- _What is required_:
Each line of the listing that contains the word "image" is to be copied.

- _Supplied material_:
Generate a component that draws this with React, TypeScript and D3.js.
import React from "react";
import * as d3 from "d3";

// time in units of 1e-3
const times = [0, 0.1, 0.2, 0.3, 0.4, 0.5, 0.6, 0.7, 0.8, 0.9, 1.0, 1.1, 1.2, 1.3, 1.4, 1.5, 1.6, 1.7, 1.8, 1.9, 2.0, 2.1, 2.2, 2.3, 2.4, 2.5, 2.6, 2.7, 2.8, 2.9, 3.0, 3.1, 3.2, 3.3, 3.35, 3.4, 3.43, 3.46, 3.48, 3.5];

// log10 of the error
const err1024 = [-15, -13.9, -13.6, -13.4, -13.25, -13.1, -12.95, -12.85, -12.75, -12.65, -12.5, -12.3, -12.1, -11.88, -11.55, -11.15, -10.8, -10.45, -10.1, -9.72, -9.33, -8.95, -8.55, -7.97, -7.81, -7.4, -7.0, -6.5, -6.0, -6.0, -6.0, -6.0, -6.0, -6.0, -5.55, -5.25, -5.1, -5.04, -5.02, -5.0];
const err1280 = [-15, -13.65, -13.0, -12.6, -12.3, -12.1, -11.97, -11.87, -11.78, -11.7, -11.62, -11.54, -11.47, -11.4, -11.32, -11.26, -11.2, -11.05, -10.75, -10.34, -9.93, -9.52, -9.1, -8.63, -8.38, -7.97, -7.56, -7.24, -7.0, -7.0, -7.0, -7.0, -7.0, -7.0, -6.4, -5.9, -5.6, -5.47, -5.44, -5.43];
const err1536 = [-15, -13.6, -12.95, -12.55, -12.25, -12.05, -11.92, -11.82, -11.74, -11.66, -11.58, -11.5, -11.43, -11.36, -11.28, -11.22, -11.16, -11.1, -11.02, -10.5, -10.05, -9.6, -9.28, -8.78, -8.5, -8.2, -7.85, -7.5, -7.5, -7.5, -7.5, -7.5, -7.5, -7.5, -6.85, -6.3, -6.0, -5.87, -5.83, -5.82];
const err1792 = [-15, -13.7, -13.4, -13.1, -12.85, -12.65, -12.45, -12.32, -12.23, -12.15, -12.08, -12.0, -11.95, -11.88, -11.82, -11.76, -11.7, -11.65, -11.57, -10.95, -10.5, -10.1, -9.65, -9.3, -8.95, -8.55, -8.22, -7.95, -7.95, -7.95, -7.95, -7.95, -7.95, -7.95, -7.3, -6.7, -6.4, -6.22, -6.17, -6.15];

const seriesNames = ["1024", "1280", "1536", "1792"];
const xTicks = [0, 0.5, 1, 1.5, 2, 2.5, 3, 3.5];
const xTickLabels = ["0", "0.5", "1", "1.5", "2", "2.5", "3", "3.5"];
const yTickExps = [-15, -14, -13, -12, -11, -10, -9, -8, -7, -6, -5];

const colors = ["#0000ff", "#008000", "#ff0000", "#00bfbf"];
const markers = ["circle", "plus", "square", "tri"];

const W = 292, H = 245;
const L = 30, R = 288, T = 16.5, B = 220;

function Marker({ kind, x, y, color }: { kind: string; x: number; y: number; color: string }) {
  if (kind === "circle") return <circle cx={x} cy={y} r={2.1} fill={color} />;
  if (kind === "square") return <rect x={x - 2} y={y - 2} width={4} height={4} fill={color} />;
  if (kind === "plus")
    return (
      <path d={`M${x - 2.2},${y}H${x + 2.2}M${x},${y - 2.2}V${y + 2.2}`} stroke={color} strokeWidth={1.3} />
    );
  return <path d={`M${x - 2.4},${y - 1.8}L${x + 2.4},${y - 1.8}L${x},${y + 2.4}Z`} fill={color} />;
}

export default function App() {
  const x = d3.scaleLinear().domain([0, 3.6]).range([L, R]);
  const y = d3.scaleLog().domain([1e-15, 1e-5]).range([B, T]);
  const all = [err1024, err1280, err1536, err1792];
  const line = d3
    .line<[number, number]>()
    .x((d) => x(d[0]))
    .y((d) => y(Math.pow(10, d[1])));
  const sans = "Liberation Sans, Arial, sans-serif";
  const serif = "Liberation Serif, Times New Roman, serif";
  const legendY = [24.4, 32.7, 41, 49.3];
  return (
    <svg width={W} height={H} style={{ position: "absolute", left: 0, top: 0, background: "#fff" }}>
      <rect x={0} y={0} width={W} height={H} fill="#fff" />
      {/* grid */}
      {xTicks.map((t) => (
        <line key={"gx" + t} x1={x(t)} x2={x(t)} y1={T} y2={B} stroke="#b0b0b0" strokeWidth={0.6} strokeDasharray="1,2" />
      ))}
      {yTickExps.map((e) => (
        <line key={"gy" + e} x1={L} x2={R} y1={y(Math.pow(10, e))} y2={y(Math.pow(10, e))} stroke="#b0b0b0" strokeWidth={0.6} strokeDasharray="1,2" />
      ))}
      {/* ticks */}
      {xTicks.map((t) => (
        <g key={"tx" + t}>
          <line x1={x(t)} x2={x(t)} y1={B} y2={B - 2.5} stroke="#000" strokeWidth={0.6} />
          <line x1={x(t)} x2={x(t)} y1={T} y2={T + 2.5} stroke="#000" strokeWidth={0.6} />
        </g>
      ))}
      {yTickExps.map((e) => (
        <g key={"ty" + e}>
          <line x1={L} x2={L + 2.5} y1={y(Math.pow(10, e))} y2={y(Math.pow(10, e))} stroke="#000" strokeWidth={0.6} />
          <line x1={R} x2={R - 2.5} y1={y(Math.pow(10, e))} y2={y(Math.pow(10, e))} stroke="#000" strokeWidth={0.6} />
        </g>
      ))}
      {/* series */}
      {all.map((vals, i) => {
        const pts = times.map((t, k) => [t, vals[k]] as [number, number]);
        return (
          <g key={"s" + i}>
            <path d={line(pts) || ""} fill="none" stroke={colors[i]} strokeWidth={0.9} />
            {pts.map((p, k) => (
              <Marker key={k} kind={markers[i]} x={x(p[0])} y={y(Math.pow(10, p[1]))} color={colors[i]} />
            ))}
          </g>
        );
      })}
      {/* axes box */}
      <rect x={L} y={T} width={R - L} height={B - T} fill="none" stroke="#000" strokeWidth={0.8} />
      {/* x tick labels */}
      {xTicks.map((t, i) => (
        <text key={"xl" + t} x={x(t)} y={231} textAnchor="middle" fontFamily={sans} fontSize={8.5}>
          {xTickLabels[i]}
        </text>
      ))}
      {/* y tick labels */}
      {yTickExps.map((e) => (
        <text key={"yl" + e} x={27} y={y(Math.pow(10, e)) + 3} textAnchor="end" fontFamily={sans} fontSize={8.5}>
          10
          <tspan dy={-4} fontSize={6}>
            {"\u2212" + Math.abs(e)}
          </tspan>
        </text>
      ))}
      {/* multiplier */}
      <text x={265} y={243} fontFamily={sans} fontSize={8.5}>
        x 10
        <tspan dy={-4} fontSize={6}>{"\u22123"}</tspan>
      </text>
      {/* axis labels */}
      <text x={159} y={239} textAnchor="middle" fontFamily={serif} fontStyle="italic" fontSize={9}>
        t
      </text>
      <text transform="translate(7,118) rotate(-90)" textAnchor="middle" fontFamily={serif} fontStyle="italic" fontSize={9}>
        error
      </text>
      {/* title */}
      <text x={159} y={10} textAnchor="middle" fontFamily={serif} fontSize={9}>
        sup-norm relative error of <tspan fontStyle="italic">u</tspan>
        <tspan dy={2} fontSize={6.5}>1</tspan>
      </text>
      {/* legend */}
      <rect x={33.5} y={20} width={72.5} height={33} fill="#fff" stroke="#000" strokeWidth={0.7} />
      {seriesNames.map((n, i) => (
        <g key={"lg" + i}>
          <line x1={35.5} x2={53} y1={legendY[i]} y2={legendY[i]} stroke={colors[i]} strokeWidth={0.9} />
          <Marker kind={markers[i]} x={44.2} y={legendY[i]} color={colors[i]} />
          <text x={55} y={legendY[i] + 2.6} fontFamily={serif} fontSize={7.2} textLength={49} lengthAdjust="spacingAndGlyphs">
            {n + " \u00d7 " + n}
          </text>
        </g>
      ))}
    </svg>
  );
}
---
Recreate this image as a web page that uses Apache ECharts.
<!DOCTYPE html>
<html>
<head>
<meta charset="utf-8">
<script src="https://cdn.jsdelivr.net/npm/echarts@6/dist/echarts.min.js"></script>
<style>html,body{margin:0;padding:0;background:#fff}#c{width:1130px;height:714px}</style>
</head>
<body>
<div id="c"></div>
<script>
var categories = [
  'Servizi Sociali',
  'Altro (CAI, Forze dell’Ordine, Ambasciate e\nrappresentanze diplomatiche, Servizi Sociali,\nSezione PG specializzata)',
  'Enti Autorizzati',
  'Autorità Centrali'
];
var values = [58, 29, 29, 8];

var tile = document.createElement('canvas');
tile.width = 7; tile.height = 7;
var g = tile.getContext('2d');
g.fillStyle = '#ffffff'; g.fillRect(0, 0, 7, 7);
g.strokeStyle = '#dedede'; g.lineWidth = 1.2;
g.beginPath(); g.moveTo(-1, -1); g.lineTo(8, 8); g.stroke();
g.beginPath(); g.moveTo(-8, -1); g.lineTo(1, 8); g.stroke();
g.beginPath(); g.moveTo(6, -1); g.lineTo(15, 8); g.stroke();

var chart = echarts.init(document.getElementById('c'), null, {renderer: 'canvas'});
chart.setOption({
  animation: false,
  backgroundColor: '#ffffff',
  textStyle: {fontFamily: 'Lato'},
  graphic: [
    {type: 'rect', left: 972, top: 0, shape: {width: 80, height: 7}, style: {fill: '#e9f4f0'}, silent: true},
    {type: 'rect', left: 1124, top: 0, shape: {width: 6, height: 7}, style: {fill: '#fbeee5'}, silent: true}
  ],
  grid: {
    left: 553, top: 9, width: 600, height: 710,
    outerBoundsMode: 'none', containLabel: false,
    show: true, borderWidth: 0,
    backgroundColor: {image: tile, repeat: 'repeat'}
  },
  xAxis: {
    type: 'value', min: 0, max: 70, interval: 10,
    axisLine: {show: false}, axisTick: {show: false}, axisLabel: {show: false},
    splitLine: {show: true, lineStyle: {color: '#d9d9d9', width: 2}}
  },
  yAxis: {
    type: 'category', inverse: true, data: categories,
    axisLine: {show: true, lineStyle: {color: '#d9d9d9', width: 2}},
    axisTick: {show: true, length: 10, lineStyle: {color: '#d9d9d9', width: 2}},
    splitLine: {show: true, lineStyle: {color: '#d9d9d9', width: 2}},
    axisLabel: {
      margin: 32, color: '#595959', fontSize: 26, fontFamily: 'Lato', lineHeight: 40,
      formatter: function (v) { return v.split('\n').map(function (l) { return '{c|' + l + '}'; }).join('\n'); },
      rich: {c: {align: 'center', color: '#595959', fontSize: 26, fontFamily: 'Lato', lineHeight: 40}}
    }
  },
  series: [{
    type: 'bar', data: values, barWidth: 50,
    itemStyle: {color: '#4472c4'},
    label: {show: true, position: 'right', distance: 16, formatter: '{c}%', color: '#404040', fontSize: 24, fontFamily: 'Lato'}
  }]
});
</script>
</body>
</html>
* * *
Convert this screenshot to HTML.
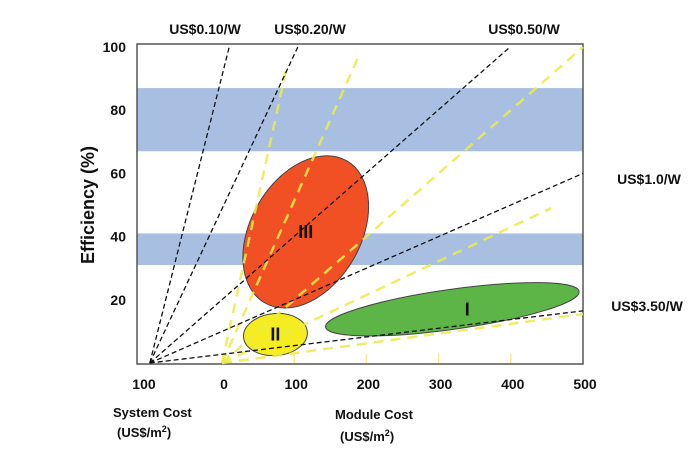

- _Written answer_:
Recreate this image as a web page that uses Apache ECharts.
    backgroundColor: {image: tile, repeat: 'repeat'}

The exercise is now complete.